Le gouvernement fédéral rendra publique d'ici quelques jours sa réforme du programme de marijuana médicale, a appris La Presse. Les changements proposés pourraient être vivement dénoncés par des associations de médecins et des détenteurs de permis de production de cannabis.

Le projet de règlement qui sera publié samedi dans la partie I de la Gazette du Canada pourrait interdire la production de cannabis à des fins médicales par des particuliers. Des règles plus strictes seraient adoptées pour réserver la production et la distribution à des entreprises accréditées.

Autre changement: le ministère de la Santé pourrait se retirer totalement de l'équation, pour laisser l'entière responsabilité de la prescription de la drogue aux médecins. Ces derniers contestent cette approche: selon eux, la marijuana médicale n'a pas fait l'objet des mêmes recherches que les médicaments homologués au Canada. Ils se plaignent donc d'un manque d'information sur des éléments comme les effets secondaires ou la posologie.

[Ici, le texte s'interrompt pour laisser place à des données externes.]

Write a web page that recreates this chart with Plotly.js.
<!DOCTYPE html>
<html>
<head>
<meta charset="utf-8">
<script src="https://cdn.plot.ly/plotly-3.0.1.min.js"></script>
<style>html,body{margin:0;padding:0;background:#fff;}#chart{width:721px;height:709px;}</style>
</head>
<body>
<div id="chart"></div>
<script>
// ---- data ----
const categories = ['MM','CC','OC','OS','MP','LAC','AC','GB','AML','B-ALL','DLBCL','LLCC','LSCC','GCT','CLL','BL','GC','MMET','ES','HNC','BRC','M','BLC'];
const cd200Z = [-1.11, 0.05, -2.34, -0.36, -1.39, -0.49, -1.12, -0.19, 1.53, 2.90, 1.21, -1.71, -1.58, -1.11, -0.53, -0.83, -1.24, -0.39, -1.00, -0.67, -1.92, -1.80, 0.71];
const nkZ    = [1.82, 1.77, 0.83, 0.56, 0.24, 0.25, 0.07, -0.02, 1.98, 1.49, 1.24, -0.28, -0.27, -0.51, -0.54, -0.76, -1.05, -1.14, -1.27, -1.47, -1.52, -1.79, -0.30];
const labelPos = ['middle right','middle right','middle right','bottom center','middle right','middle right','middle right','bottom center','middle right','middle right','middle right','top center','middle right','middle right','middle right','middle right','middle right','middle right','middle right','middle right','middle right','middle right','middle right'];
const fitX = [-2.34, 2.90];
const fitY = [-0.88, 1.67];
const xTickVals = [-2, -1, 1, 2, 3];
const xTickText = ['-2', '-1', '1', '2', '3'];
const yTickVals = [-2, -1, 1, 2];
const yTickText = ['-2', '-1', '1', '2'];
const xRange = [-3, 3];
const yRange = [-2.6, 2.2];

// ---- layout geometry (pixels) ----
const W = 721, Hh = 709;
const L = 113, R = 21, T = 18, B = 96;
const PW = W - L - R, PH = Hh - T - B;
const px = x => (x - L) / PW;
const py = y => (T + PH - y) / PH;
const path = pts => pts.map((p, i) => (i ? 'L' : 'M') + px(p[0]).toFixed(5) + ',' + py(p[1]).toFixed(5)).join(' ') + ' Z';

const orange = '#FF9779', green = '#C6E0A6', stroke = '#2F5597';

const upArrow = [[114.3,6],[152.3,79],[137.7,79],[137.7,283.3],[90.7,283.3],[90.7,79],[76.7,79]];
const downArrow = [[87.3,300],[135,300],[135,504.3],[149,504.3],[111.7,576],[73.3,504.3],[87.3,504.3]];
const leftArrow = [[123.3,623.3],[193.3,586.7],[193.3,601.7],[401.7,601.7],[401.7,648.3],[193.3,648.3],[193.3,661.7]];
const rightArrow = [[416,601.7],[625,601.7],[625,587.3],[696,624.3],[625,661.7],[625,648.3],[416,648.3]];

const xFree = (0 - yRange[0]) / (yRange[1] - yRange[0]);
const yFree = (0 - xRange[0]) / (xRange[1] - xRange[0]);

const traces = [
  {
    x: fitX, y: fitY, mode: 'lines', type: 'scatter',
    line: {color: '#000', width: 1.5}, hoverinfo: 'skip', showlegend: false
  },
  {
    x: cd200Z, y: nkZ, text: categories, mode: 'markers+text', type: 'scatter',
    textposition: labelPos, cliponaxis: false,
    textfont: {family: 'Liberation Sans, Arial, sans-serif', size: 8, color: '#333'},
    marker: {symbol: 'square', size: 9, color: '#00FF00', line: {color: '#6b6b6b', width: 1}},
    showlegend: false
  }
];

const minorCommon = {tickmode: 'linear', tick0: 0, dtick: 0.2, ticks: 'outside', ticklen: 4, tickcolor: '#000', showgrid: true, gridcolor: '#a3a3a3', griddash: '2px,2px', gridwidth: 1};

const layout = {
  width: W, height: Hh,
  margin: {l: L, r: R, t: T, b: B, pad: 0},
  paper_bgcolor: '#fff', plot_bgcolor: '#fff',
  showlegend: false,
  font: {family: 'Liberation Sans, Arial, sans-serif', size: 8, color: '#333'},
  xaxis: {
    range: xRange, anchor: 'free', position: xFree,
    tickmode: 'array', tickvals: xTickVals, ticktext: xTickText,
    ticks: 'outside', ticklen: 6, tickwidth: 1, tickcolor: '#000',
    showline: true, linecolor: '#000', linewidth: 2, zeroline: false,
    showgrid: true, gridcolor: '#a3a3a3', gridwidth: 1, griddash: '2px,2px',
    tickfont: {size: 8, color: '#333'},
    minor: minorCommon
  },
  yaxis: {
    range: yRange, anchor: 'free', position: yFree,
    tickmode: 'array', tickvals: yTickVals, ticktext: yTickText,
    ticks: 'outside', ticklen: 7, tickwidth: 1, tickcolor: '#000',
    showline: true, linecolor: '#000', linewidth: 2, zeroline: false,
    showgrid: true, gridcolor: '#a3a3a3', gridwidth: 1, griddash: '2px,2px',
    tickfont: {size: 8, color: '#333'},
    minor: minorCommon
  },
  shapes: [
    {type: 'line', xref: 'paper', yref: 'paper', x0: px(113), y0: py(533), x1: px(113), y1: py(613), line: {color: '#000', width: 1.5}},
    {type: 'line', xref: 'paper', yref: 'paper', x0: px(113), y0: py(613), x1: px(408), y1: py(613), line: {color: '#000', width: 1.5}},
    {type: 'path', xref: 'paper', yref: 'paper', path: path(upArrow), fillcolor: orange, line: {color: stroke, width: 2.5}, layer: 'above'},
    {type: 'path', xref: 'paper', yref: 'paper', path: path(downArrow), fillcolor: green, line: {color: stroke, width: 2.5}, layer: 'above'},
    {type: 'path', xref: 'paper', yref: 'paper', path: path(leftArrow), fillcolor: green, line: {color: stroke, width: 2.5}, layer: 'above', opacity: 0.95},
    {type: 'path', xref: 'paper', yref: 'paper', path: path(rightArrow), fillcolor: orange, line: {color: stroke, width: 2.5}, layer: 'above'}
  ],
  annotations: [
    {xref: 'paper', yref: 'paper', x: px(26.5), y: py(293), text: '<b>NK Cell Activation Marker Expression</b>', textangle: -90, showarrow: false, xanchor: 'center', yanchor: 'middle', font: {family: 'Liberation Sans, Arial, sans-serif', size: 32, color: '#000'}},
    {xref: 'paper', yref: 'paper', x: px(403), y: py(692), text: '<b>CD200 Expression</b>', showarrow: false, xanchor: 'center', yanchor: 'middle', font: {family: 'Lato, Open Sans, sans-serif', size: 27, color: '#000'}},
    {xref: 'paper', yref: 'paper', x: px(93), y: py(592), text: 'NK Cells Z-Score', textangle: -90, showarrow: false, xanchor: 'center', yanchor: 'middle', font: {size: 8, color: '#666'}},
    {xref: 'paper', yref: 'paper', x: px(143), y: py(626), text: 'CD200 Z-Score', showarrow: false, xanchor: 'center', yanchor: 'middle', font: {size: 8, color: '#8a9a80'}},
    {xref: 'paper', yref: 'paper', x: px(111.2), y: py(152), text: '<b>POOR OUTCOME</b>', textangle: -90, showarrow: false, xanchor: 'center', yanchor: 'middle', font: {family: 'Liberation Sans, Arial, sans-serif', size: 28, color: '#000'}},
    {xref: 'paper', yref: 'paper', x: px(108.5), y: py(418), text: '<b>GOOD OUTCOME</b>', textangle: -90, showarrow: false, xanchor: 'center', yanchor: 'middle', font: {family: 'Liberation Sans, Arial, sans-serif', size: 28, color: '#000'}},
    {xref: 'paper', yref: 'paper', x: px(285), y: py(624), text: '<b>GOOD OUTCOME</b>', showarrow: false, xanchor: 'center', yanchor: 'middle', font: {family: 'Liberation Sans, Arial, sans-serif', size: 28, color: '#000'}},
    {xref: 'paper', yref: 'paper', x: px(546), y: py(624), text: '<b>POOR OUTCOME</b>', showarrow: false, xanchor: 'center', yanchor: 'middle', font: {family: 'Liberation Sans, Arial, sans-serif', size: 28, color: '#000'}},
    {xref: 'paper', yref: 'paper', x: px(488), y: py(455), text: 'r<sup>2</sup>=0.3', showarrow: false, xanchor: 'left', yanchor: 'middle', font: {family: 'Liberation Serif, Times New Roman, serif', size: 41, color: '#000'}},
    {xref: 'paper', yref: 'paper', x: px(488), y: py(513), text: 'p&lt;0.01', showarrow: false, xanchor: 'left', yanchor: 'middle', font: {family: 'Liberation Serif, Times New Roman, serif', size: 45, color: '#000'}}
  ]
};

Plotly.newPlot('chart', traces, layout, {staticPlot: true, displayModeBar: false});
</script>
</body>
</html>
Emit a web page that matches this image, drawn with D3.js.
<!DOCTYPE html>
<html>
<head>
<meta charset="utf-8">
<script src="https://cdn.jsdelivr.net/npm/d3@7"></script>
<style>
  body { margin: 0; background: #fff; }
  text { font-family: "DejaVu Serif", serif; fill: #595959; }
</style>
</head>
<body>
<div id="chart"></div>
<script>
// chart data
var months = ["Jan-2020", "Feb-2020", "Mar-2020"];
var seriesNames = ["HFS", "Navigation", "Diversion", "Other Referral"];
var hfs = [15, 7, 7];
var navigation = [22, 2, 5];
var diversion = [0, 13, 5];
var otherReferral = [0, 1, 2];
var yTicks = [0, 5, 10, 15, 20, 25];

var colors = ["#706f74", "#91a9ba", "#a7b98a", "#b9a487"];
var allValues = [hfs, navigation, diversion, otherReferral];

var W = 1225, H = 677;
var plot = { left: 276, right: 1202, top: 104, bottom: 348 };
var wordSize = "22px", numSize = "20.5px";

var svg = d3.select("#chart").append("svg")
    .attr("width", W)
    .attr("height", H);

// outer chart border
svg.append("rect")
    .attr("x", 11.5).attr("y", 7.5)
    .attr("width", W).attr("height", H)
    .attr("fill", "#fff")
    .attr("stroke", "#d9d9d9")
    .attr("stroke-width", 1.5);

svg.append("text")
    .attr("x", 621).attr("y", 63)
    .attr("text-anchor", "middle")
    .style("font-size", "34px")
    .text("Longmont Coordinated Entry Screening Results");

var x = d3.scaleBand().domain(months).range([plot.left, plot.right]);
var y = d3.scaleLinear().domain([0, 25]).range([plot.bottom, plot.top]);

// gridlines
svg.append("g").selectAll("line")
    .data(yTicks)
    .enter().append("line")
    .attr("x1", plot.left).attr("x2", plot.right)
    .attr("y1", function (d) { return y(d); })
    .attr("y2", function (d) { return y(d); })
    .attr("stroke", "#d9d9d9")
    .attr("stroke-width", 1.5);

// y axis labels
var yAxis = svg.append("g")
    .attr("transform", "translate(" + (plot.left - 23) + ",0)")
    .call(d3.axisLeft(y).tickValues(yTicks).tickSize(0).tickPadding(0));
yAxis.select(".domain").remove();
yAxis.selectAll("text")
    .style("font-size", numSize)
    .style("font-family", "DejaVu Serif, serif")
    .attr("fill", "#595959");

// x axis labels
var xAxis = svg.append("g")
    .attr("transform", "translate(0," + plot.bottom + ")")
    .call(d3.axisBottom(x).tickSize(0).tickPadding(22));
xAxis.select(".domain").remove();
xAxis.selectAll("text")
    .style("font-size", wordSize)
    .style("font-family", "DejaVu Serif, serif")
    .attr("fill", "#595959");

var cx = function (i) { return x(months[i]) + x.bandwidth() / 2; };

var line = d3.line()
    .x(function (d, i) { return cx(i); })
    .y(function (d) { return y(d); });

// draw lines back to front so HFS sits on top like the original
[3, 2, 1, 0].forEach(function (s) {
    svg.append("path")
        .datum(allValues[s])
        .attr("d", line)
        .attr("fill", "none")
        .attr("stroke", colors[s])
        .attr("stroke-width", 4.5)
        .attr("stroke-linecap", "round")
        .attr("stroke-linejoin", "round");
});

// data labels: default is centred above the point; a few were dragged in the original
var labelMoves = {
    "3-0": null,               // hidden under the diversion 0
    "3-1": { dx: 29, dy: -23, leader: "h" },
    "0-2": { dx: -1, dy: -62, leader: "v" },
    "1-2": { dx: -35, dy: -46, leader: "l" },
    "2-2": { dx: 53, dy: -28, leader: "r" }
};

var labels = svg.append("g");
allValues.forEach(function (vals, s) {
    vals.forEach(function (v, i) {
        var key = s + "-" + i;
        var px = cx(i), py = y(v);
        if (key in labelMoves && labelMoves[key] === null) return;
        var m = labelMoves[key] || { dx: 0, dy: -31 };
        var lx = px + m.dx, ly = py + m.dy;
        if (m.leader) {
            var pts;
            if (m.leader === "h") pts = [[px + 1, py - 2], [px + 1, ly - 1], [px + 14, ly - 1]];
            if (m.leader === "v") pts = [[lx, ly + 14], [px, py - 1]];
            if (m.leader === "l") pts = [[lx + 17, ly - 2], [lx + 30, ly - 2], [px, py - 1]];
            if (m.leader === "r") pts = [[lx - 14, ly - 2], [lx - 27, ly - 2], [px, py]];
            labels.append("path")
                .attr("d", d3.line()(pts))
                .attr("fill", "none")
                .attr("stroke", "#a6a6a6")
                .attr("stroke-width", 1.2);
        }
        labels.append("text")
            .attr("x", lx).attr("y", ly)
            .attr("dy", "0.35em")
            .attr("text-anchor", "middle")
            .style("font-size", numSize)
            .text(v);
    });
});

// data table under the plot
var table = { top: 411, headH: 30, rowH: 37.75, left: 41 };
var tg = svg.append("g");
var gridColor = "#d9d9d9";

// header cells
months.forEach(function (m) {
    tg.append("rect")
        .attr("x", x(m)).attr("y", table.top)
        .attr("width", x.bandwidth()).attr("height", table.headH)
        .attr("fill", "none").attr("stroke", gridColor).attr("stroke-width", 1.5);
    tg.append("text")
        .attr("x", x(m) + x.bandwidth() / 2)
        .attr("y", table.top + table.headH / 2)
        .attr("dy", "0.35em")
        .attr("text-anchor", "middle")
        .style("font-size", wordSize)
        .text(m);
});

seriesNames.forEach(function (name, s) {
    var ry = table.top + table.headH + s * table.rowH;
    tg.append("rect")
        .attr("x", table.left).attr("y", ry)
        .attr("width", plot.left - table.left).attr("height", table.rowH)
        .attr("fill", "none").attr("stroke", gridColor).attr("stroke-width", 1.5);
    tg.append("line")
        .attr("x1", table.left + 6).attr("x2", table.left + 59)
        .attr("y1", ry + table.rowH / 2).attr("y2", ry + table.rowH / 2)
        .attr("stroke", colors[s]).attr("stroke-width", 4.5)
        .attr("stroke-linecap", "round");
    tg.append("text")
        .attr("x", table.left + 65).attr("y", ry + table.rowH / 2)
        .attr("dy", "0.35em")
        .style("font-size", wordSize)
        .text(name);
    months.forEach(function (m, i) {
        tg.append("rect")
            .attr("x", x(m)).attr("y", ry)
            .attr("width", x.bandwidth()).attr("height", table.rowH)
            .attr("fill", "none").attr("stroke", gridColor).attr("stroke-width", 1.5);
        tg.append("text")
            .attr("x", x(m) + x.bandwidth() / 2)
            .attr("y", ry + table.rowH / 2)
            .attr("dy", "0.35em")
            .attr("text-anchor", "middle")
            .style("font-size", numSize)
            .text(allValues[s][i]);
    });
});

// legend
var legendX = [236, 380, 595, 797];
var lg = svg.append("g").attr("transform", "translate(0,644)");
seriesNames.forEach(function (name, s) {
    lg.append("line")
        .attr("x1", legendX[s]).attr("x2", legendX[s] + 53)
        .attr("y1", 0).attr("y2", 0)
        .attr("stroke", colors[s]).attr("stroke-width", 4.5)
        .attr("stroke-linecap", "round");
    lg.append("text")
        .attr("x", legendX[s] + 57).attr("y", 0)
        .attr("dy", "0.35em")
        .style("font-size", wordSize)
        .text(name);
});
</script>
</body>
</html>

«Il ne serait ni prudent ni responsable de proposer des modifications réglementaires qui contournent la nécessité d'imposer des normes réglementaires plus robustes à ce programme», a écrit hier la présidente de la Fédération des ordres des médecins du Canada dans une lettre ouverte adressée à la ministre fédérale de la Santé.

Consultations publiques

À ces préoccupations, le bureau de la ministre Leona Aglukkaq répond qu'un groupe d'experts a récemment été mis sur pied afin de rendre le plus d'information possible disponible aux médecins. «Ils aident actuellement le Ministère à rédiger la documentation qui sera partagée avec eux», a précisé Steve Outhouse, directeur des communications de Mme Aglukkaq.

Le gouvernement Harper a amorcé des consultations publiques sur cette réforme il y a plusieurs mois, dans la foulée d'une décision de la Cour supérieure de l'Ontario, qui a jugé que le programme canadien de marijuana médicale était inconstitutionnel. Cette cause a été portée en appel. La réglementation finale devrait être adoptée dans les mois qui suivront sa publication dans la Gazette officielle.

Actuellement, pour obtenir de la marijuana médicale, un patient doit demander à un médecin d'attester qu'il souffre bel et bien d'un trouble de santé lui donnant accès au programme. Le patient se tourne ensuite vers Santé Canada, qui lui donne l'autorisation de se procurer la drogue en question. Il existe deux manières de s'approvisionner légalement en marijuana médicale: auprès de Santé Canada, d'abord, qui l'envoie par la poste; ou en obtenant l'autorisation d'en produire (soi-même ou par quelqu'un d'autre).

Au Canada, près de 20 000 personnes auraient actuellement un permis de production. Plus de 25 000 en ont un de possession.

Le ministère de la Santé affirme que des municipalités, des policiers et des pompiers se sont plaints des dangers liés à une production trop répandue de cannabis médical.

Mais aux yeux de Marc-Boris Saint-Maurice, Montréalais qui milite depuis longtemps pour légaliser la marijuana, le gouvernement cherche d'abord et avant tout à en limiter l'accès, à défaut de pouvoir abolir le programme.

«Les gens qui l'utilisent à des fins médicales, qui en ont besoin et qui en cultivent, c'est clair qu'ils vont contester», prédit M. Saint-Maurice.